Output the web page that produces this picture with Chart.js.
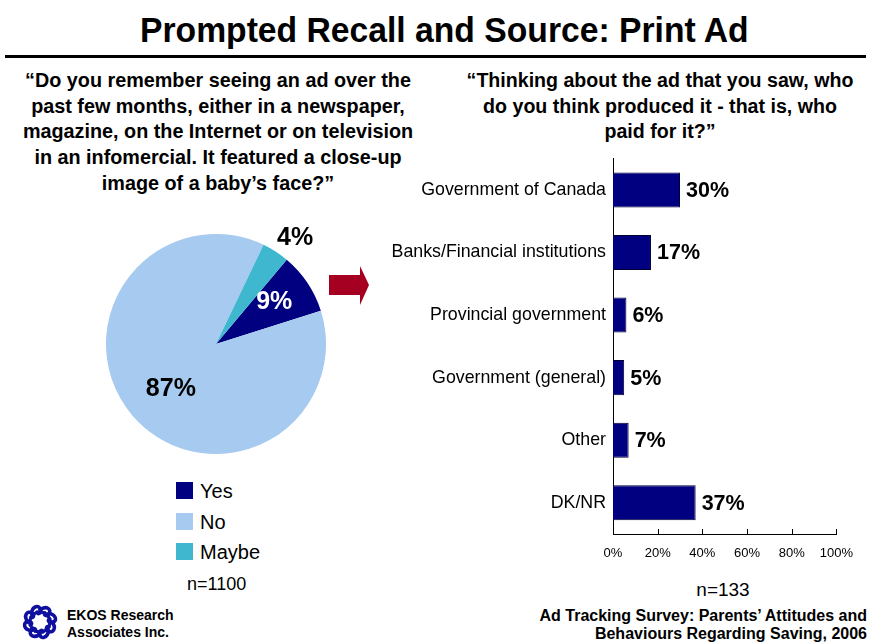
<!DOCTYPE html>
<html>
<head>
<meta charset="utf-8">
<script src="https://cdn.jsdelivr.net/npm/chart.js@4.4.1/dist/chart.umd.min.js"></script>
<style>
  body { margin: 0; width: 872px; height: 644px; background: #fff; position: relative; overflow: hidden;
         font-family: "Liberation Sans", Arial, sans-serif; color: #000; }
  .abs { position: absolute; }
  #title { left: 0; width: 888px; top: 10px; text-align: center; font-weight: bold; font-size: 35px; line-height: 40px; }
  #title span { display: inline-block; transform: scaleX(0.962); }
  #rule { left: 5px; width: 861px; top: 55px; height: 3px; background: #000; }
  #q1 { left: 8px; width: 420px; top: 68px; text-align: center; font-weight: bold; font-size: 19.8px; line-height: 25.7px; }
  #q2 { left: 450px; width: 420px; top: 68px; text-align: center; font-weight: bold; font-size: 19.6px; line-height: 25.7px; }
  #legend { left: 176px; top: 479px; font-size: 20px; }
  #legend div { height: 30.5px; line-height: 25px; }
  #legend span.sw { display: inline-block; width: 17px; height: 17px; vertical-align: -1px; margin-right: 7px; }
  #n1 { left: 187px; top: 574px; font-size: 18px; }
  #n2 { left: 623px; width: 200px; top: 579px; text-align: center; font-size: 19px; }
  #foot { right: 5px; top: 607px; text-align: right; font-weight: bold; font-size: 16px; line-height: 18px; }
  #ekos { left: 67px; top: 607px; font-weight: bold; font-size: 14px; line-height: 17px; }
</style>
</head>
<body>

<div id="title" class="abs"><span>Prompted Recall and Source: Print Ad</span></div>
<div id="rule" class="abs"></div>

<div id="q1" class="abs">“Do you remember seeing an ad over the<br>past few months, either in a newspaper,<br>magazine, on the Internet or on television<br>in an infomercial. It featured a close-up<br>image of a baby’s face?”</div>
<div id="q2" class="abs">“Thinking about the ad that you saw, who<br>do you think produced it - that is, who<br>paid for it?”</div>

<canvas id="pie" class="abs" width="260" height="260" style="left:86px; top:214px;"></canvas>
<div id="legend" class="abs"></div>
<div id="n1" class="abs"></div>

<svg class="abs" style="left:326px; top:262px;" width="48" height="48">
  <polygon points="3,13 34,13 34,4 43,23 34,43 34,33 3,33" fill="#A50021"/>
</svg>

<canvas id="bars" class="abs" width="485" height="429" style="left:380px; top:141px;"></canvas>
<div id="n2" class="abs"></div>

<svg id="logo" class="abs" style="left:20px; top:602px;" width="40" height="40"></svg>
<div id="ekos" class="abs">EKOS Research<br>Associates Inc.</div>
<div id="foot" class="abs">Ad Tracking Survey: Parents’ Attitudes and<br>Behaviours Regarding Saving, 2006</div>

<script>
// recall question (pie)
var recallLabels = ['Yes', 'No', 'Maybe'];
var recallValues = [9, 87, 4];
var recallColors = ['#000080', '#A6CAF0', '#3FB8CF'];
var recallSample = 'n=1100';

// who paid for it (bars)
var sourceLabels = ['Government of Canada', 'Banks/Financial institutions', 'Provincial government',
                    'Government (general)', 'Other', 'DK/NR'];
var sourceValues = [30, 17, 6, 5, 7, 37];
var sourceSample = 'n=133';
var axisTicks = [0, 20, 40, 60, 80, 100];

Chart.defaults.font.family = '"Liberation Sans", Arial, sans-serif';
Chart.defaults.color = '#000';

// legend + sample size under the pie
var legendEl = document.getElementById('legend');
recallLabels.forEach(function(lbl, i) {
  var row = document.createElement('div');
  row.innerHTML = '<span class="sw" style="background:' + recallColors[i] + '"></span>' + lbl;
  legendEl.appendChild(row);
});
document.getElementById('n1').textContent = recallSample;
document.getElementById('n2').textContent = sourceSample;

// percent labels on the slices: radius factor, angle nudge (deg) and colour per slice
var sliceLabelRadius = [0.65, 0.58, 1.2];
var sliceLabelNudge = [-1.6, -4, 4];
var sliceLabelColor = ['#fff', '#000', '#000'];

var pieLabels = {
  id: 'pieLabels',
  afterDatasetsDraw: function(chart) {
    var ctx = chart.ctx;
    chart.getDatasetMeta(0).data.forEach(function(arc, i) {
      var mid = (arc.startAngle + arc.endAngle) / 2 + sliceLabelNudge[i] * Math.PI / 180;
      var r = arc.outerRadius * sliceLabelRadius[i];
      ctx.save();
      ctx.font = 'bold 25px "Liberation Sans", Arial, sans-serif';
      ctx.fillStyle = sliceLabelColor[i];
      ctx.textAlign = 'center';
      ctx.textBaseline = 'middle';
      ctx.fillText(recallValues[i] + '%', arc.x + Math.cos(mid) * r, arc.y + Math.sin(mid) * r);
      ctx.restore();
    });
  }
};

new Chart(document.getElementById('pie'), {
  type: 'pie',
  data: {
    labels: recallLabels,
    datasets: [{ data: recallValues, backgroundColor: recallColors, borderWidth: 0 }]
  },
  options: {
    responsive: false,
    animation: false,
    rotation: 40,
    layout: { padding: 20 },
    plugins: { legend: { display: false }, tooltip: { enabled: false } }
  },
  plugins: [pieLabels]
});

// value labels at the end of each bar, and short inward ticks on the x axis
var barExtras = {
  id: 'barExtras',
  afterDatasetsDraw: function(chart) {
    var ctx = chart.ctx;
    ctx.save();
    ctx.font = 'bold 21.5px "Liberation Sans", Arial, sans-serif';
    ctx.fillStyle = '#000';
    ctx.textAlign = 'left';
    ctx.textBaseline = 'middle';
    chart.getDatasetMeta(0).data.forEach(function(bar, i) {
      ctx.fillText(sourceValues[i] + '%', bar.x + 6, bar.y + 1);
    });
    var xs = chart.scales.x, bottom = chart.chartArea.bottom;
    ctx.strokeStyle = '#000';
    ctx.lineWidth = 1;
    axisTicks.forEach(function(t) {
      var px = Math.round(xs.getPixelForValue(t)) + 0.5;
      ctx.beginPath();
      ctx.moveTo(px, bottom);
      ctx.lineTo(px, bottom - 5);
      ctx.stroke();
    });
    ctx.restore();
  }
};

// tick label overhang sets the top/right margins, so layout padding stays at 0
new Chart(document.getElementById('bars'), {
  type: 'bar',
  data: {
    labels: sourceLabels,
    datasets: [{
      data: sourceValues,
      backgroundColor: '#000080',
      borderColor: '#000030',
      borderWidth: 1,
      barPercentage: 0.56,
      categoryPercentage: 1
    }]
  },
  options: {
    indexAxis: 'y',
    responsive: false,
    animation: false,
    layout: { padding: 0 },
    scales: {
      x: {
        min: 0, max: 100,
        afterFit: function(s) { s.height = 36; },
        afterBuildTicks: function(s) { s.ticks = axisTicks.map(function(v) { return { value: v }; }); },
        grid: { display: false, drawTicks: false },
        border: { display: true, color: '#000', width: 1 },
        ticks: { padding: 12, font: { size: 13 }, callback: function(v) { return v + '%'; } }
      },
      y: {
        afterFit: function(s) { s.width = 233; },
        grid: { display: false, drawTicks: false },
        border: { display: true, color: '#000', width: 1 },
        ticks: { padding: 7, font: { size: 17.8 } }
      }
    },
    plugins: { legend: { display: false }, tooltip: { enabled: false } }
  },
  plugins: [barExtras]
});

// EKOS ring of curls
(function() {
  var svg = document.getElementById('logo');
  var ns = 'http://www.w3.org/2000/svg';
  for (var k = 0; k < 8; k++) {
    var g = document.createElementNS(ns, 'g');
    g.setAttribute('transform', 'rotate(' + (k * 45) + ' 20 20)');
    var p = document.createElementNS(ns, 'path');
    p.setAttribute('d', 'M20 8 C26 3 32 7 29 12 C27 15 23 13 25 11');
    p.setAttribute('fill', 'none');
    p.setAttribute('stroke', '#1010A0');
    p.setAttribute('stroke-width', '3.6');
    p.setAttribute('stroke-linecap', 'round');
    g.appendChild(p);
    svg.appendChild(g);
  }
  var ring = document.createElementNS(ns, 'circle');
  ring.setAttribute('cx', 20); ring.setAttribute('cy', 20); ring.setAttribute('r', 10);
  ring.setAttribute('fill', 'none'); ring.setAttribute('stroke', '#1010A0'); ring.setAttribute('stroke-width', 3);
  svg.appendChild(ring);
})();
</script>
</body>
</html>
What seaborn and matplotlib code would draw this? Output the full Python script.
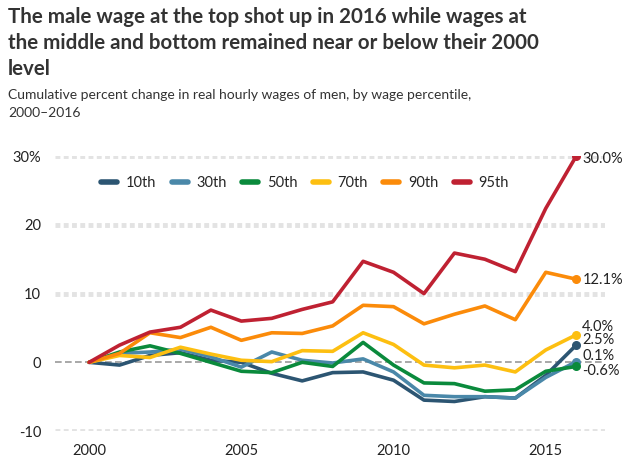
import pandas as pd
import numpy as np
import matplotlib.pyplot as plt
import seaborn as sns

# values (cumulative % change since 2000)
years = list(range(2000, 2017))
p10 = [0, -0.4, 1.0, 1.4, 0.3, 0.0, -1.6, -2.7, -1.5, -1.4, -2.6, -5.5, -5.7, -5.0, -5.2, -1.9, 2.5]
p30 = [0, 1.3, 1.5, 1.9, 0.8, -0.7, 1.5, 0.3, -0.1, 0.5, -1.4, -4.8, -5.0, -5.0, -5.2, -2.2, 0.1]
p50 = [0, 1.5, 2.4, 1.3, 0.0, -1.3, -1.5, 0.0, -0.6, 2.9, -0.4, -3.0, -3.1, -4.2, -4.0, -1.3, -0.6]
p70 = [0, 1.0, 0.7, 2.2, 1.2, 0.3, 0.1, 1.7, 1.6, 4.3, 2.6, -0.4, -0.8, -0.4, -1.4, 1.8, 4.0]
p90 = [0, 1.3, 4.3, 3.6, 5.1, 3.2, 4.3, 4.2, 5.3, 8.3, 8.1, 5.6, 7.0, 8.2, 6.2, 13.1, 12.1]
p95 = [0, 2.5, 4.4, 5.1, 7.6, 6.0, 6.4, 7.7, 8.8, 14.7, 13.1, 10.0, 15.9, 15.0, 13.2, 22.4, 30.0]

percentiles = ['10th', '30th', '50th', '70th', '90th', '95th']
series = [p10, p30, p50, p70, p90, p95]
colors = ['#2c5572', '#4a88a9', '#0a8a3c', '#fdbf11', '#fb8b0a', '#bf2132']
end_labels = ['2.5%', '0.1%', '-0.6%', '4.0%', '12.1%', '30.0%']
label_y = [3.2, 0.9, -1.3, 5.2, 12.0, 29.6]   # nudged so labels don't collide

title_lines = ['The male wage at the top shot up in 2016 while wages at',
               'the middle and bottom remained near or below their 2000',
               'level']
subtitle_lines = ['Cumulative percent change in real hourly wages of men, by wage percentile,',
                  '2000–2016']

df = pd.DataFrame({
    'year': years * len(percentiles),
    'change': sum(series, []),
    'pct': np.repeat(percentiles, len(years)),
})

sns.set_style('white')
plt.rcParams['font.family'] = ['Lato', 'DejaVu Sans']

fig = plt.figure(figsize=(6.28, 4.62), dpi=100)
ax = fig.add_axes([0.0876, 0.067, 0.875, 0.595])

# dotted grid
for yv in [-10, 10, 20, 30]:
    ax.axhline(yv, color='#e3e3e3', lw=3.5, ls=(0, (1, 0.7)), zorder=0)
ax.axhline(0, color='#999999', lw=1.2, ls=(0, (4, 2)), zorder=1)

sns.lineplot(data=df, x='year', y='change', hue='pct', palette=colors,
             lw=2.6, ax=ax, legend=True, zorder=3)

for s, c, lab, ly in zip(series, colors, end_labels, label_y):
    ax.scatter([years[-1]], [s[-1]], color=c, s=30, zorder=4)
    ax.text(years[-1] + 0.2, ly, lab, fontsize=10.5, color='#222222',
            va='center', ha='left')

ax.set_xlim(1998.88, 2016.93)
ax.set_ylim(-10, 30)
ax.set_yticks([-10, 0, 10, 20, 30])
ax.set_yticklabels(['-10', '0', '10', '20', '30%'])
ax.set_xticks([2000, 2005, 2010, 2015])
ax.tick_params(axis='y', length=0, pad=10, labelsize=10.5, labelcolor='#222222')
ax.tick_params(axis='x', length=5, width=1, color='#aaaaaa', pad=4,
               labelsize=10.5, labelcolor='#222222', direction='out')
ax.set_xlabel('')
ax.set_ylabel('')
for sp in ax.spines.values():
    sp.set_visible(False)

leg = ax.legend(loc='upper left', bbox_to_anchor=(0.06, 0.975), ncol=6,
                frameon=False, fontsize=10.5, handlelength=1.1,
                columnspacing=1.05, handletextpad=0.6, title=None)
for h in leg.get_lines():
    h.set_linewidth(4)

# title / subtitle, one line at a time to match the line spacing
for line, yb in zip(title_lines, [0.950, 0.894, 0.838]):
    fig.text(0.013, yb, line, fontsize=14.8, fontweight='bold',
             color='#333333', va='baseline', ha='left')
for line, yb in zip(subtitle_lines, [0.785, 0.747]):
    fig.text(0.013, yb, line, fontsize=10, color='#333333',
             va='baseline', ha='left')

fig.savefig('out.png', dpi=100)
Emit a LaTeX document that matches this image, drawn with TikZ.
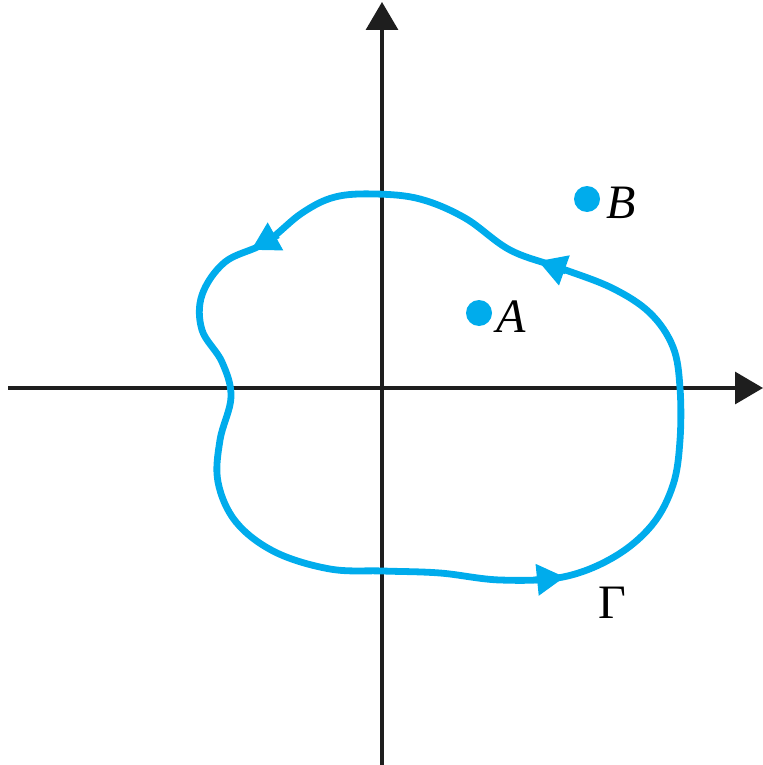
\documentclass[tikz,border=0pt]{standalone}
\usepackage{fontspec}
\setmainfont{Liberation Serif}
\usetikzlibrary{arrows.meta}
\definecolor{gblue}{RGB}{0,172,236}
\definecolor{axisgray}{RGB}{30,30,30}
\begin{document}
\begin{tikzpicture}[x=0.5pt,y=-0.5pt,
  axis/.style={draw=axisgray,line width=1.6pt,-{Triangle[length=14pt,width=16pt]}},
  contour/.style={draw=gblue,line width=3.4pt},
  curvearrow/.style={draw=gblue,line width=3.4pt,-{Triangle[length=14pt,width=15pt]}},
  dot/.style={circle,fill=gblue,inner sep=0pt,minimum size=13pt},
  lbl/.style={font=\fontsize{24}{27}\selectfont,inner sep=0pt}]
\useasboundingbox (0,0) rectangle (763,765);
\coordinate (xl) at (8,388);
\coordinate (xr) at (763,388);
\coordinate (yb) at (382,765);
\coordinate (yt) at (382,2);
\draw[axis] (xl) -- (xr);
\draw[axis] (yb) -- (yt);
\draw[contour] plot[smooth cycle,tension=0.6] coordinates {
 (680,388) (673,347) (650,313) (612,288) (560,268) (510,250) (465,218) (420,199)
 (375,194) (335,197) (302,213) (265,243) (225,262) (202,295) (202,330) (222,362)
 (231,397) (220,440) (218,482) (236,522) (275,552) (330,569) (383,571) (440,573)
 (500,580) (563,577) (614,557) (652,525) (673,485) (680,440)};
\coordinate (a1s) at (566,271);
\coordinate (a1e) at (538,261);
\draw[curvearrow] (a1s) -- (a1e);
\coordinate (a2s) at (278,235);
\coordinate (a2e) at (251,250);
\draw[curvearrow] (a2s) -- (a2e);
\coordinate (a3s) at (535,580);
\coordinate (a3e) at (565,577);
\draw[curvearrow] (a3s) -- (a3e);
\node[dot] (A) at (479,313) {};
\node[dot] (B) at (587,199) {};
\node[lbl] (Alabel) at (511,317) {\textit{A}};
\node[lbl] (Blabel) at (621,203) {\textit{B}};
\node[lbl] (G) at (612,603) {Γ};
\end{tikzpicture}
\end{document}
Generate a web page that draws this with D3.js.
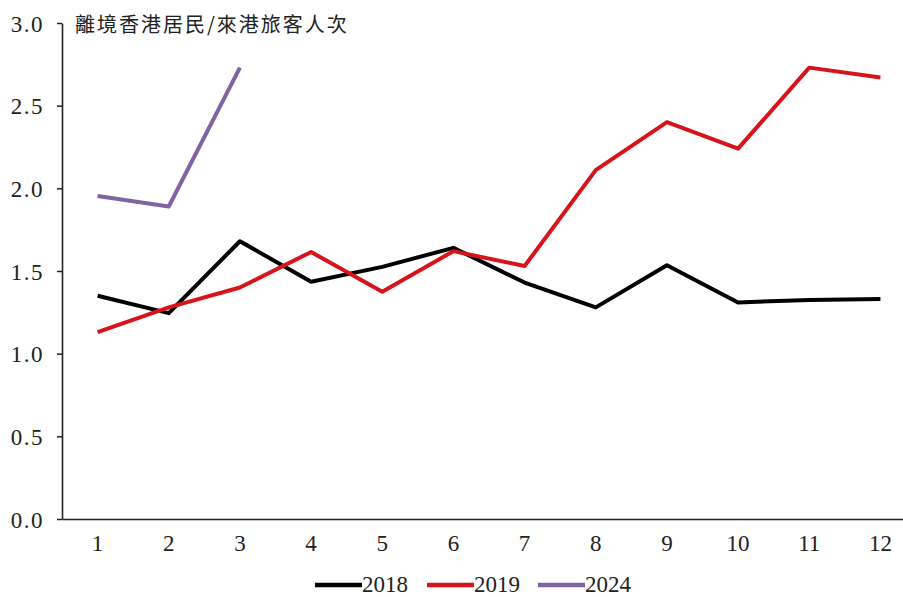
<!DOCTYPE html>
<html><head><meta charset="utf-8">
<script src="https://cdn.jsdelivr.net/npm/d3@7"></script>
<style>
html,body{margin:0;padding:0;background:#fff;}
svg{display:block;}
.num{font-family:"Liberation Serif","DejaVu Serif",serif;font-size:23px;fill:#222;}
.title{font-family:"Noto Sans CJK TC","Noto Sans CJK SC",sans-serif;font-size:20px;fill:#222;letter-spacing:2px;}
</style></head>
<body>
<script>
const months = [1,2,3,4,5,6,7,8,9,10,11,12];
const series2018 = [1.35,1.245,1.68,1.435,1.525,1.64,1.43,1.28,1.535,1.31,1.325,1.33];
const series2019 = [1.13,1.28,1.40,1.615,1.375,1.62,1.53,2.11,2.40,2.24,2.73,2.67];
const series2024 = [1.954,1.89,2.73];
const seriesNames = ["2018","2019","2024"];
const seriesColors = ["#000000","#d7141c","#8064a2"];
const yTicks = [0,0.5,1.0,1.5,2.0,2.5,3.0];
const titleText = "離境香港居民/來港旅客人次";

const W = 903, H = 597;
const svg = d3.select("body").append("svg").attr("width",W).attr("height",H);

const x = d3.scaleBand().domain(months).range([62,916]).paddingInner(0).paddingOuter(0);
const xc = d => x(d) + x.bandwidth()/2;
const y = d3.scaleLinear().domain([0,3]).range([519,23]);

// y axis
const ya = svg.append("g").attr("transform","translate(62,0)")
  .call(d3.axisLeft(y).tickValues(yTicks).tickSize(5).tickSizeOuter(0).tickPadding(13).tickFormat(d3.format(".1f")));
ya.select(".domain").attr("stroke","#222").attr("stroke-width",1.6);
ya.selectAll(".tick line").attr("stroke","#222").attr("stroke-width",1.5);
ya.selectAll(".tick text").attr("class","num").attr("letter-spacing","1.5px").attr("dy","0.35em");

// x axis
const xa = svg.append("g").attr("transform","translate(0,519)")
  .call(d3.axisBottom(x).tickSize(0).tickSizeOuter(0).tickPadding(16));
xa.select(".domain").attr("stroke","#222").attr("stroke-width",1.6);
xa.selectAll(".tick text").attr("class","num");

// title
svg.append("text").attr("class","title").attr("x",75).attr("y",32).text(titleText);

// lines
const allSeries = [series2018, series2019, series2024];
const line = d3.line().x((d,i)=>xc(months[i])).y(d=>y(d));
allSeries.forEach((s,k)=>{
  svg.append("path").datum(s)
    .attr("fill","none").attr("stroke",seriesColors[k]).attr("stroke-width",4)
    .attr("stroke-linejoin","round").attr("stroke-linecap","butt")
    .attr("d",line);
});

// legend
const legendX = [315,427,538];
seriesNames.forEach((n,k)=>{
  const g = svg.append("g").attr("transform",`translate(${legendX[k]},0)`);
  g.append("line").attr("x1",0).attr("x2",47).attr("y1",585).attr("y2",585)
    .attr("stroke",seriesColors[k]).attr("stroke-width",4.5);
  g.append("text").attr("class","num").attr("x",47).attr("y",592).text(n);
});
</script>
</body></html>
--*--
Copy each line of the listing that holds the word "with".

SOLUTION TO THIS EXERCISE:
Output the web page that produces this picture with Chart.js.
Emit a LaTeX document that matches this image, drawn with TikZ.
Generate a web page that draws this with D3.js.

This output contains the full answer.